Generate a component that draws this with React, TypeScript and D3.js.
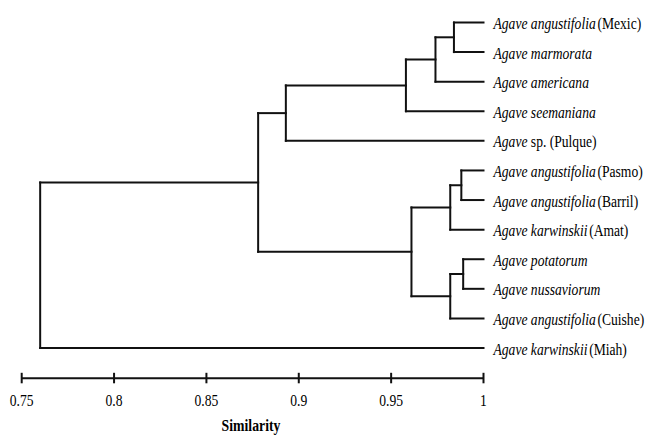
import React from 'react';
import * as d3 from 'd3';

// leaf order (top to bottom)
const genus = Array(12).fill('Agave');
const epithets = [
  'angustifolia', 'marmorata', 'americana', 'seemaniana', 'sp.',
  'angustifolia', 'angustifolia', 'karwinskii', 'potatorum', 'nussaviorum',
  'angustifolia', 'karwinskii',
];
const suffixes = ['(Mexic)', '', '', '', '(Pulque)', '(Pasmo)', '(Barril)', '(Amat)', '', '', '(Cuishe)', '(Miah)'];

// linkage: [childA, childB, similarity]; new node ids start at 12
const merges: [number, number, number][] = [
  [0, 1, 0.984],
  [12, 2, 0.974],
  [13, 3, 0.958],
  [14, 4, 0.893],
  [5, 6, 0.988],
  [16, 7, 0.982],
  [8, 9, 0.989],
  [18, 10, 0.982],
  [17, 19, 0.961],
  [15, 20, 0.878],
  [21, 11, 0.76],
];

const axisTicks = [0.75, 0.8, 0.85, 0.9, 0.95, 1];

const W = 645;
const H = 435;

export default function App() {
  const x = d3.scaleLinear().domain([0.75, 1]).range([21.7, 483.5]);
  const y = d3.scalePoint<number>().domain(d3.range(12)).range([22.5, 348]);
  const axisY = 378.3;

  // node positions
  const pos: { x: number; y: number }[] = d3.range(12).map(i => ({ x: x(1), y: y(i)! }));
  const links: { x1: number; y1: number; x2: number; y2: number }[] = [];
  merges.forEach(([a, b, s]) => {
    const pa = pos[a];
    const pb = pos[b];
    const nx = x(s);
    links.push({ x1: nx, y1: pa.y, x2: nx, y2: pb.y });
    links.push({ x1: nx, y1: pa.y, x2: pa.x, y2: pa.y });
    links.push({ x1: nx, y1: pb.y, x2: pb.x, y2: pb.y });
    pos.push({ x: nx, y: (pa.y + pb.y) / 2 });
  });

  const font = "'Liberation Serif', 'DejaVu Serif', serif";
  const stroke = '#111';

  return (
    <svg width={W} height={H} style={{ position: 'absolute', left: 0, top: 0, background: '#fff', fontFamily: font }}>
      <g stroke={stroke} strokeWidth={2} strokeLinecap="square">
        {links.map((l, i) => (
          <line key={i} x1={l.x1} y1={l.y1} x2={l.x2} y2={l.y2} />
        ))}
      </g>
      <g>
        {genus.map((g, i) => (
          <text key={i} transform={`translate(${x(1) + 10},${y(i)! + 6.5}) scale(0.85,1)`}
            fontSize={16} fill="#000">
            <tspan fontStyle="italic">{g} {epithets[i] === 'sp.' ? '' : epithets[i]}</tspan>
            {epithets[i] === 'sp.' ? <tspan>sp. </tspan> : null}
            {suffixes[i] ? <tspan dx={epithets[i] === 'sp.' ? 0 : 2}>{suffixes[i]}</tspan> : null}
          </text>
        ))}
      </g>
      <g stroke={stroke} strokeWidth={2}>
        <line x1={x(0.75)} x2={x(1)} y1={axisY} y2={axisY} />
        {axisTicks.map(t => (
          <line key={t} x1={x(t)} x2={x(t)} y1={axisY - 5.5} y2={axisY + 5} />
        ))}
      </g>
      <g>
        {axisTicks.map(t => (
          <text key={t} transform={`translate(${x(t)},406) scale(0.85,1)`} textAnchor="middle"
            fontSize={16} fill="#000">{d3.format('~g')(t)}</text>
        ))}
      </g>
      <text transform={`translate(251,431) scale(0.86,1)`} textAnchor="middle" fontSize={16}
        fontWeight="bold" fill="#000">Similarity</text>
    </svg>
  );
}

________________

Your objective: Write out nothing but the lines from the start of the data through the line with "const axisY = 378.3;". Leave out the pictures.

Written response:
Generate a component that draws this with React, TypeScript and D3.js.
import React from 'react';
import * as d3 from 'd3';

// leaf order (top to bottom)
const genus = Array(12).fill('Agave');
const epithets = [
  'angustifolia', 'marmorata', 'americana', 'seemaniana', 'sp.',
  'angustifolia', 'angustifolia', 'karwinskii', 'potatorum', 'nussaviorum',
  'angustifolia', 'karwinskii',
];
const suffixes = ['(Mexic)', '', '', '', '(Pulque)', '(Pasmo)', '(Barril)', '(Amat)', '', '', '(Cuishe)', '(Miah)'];

// linkage: [childA, childB, similarity]; new node ids start at 12
const merges: [number, number, number][] = [
  [0, 1, 0.984],
  [12, 2, 0.974],
  [13, 3, 0.958],
  [14, 4, 0.893],
  [5, 6, 0.988],
  [16, 7, 0.982],
  [8, 9, 0.989],
  [18, 10, 0.982],
  [17, 19, 0.961],
  [15, 20, 0.878],
  [21, 11, 0.76],
];

const axisTicks = [0.75, 0.8, 0.85, 0.9, 0.95, 1];

const W = 645;
const H = 435;

export default function App() {
  const x = d3.scaleLinear().domain([0.75, 1]).range([21.7, 483.5]);
  const y = d3.scalePoint<number>().domain(d3.range(12)).range([22.5, 348]);
  const axisY = 378.3;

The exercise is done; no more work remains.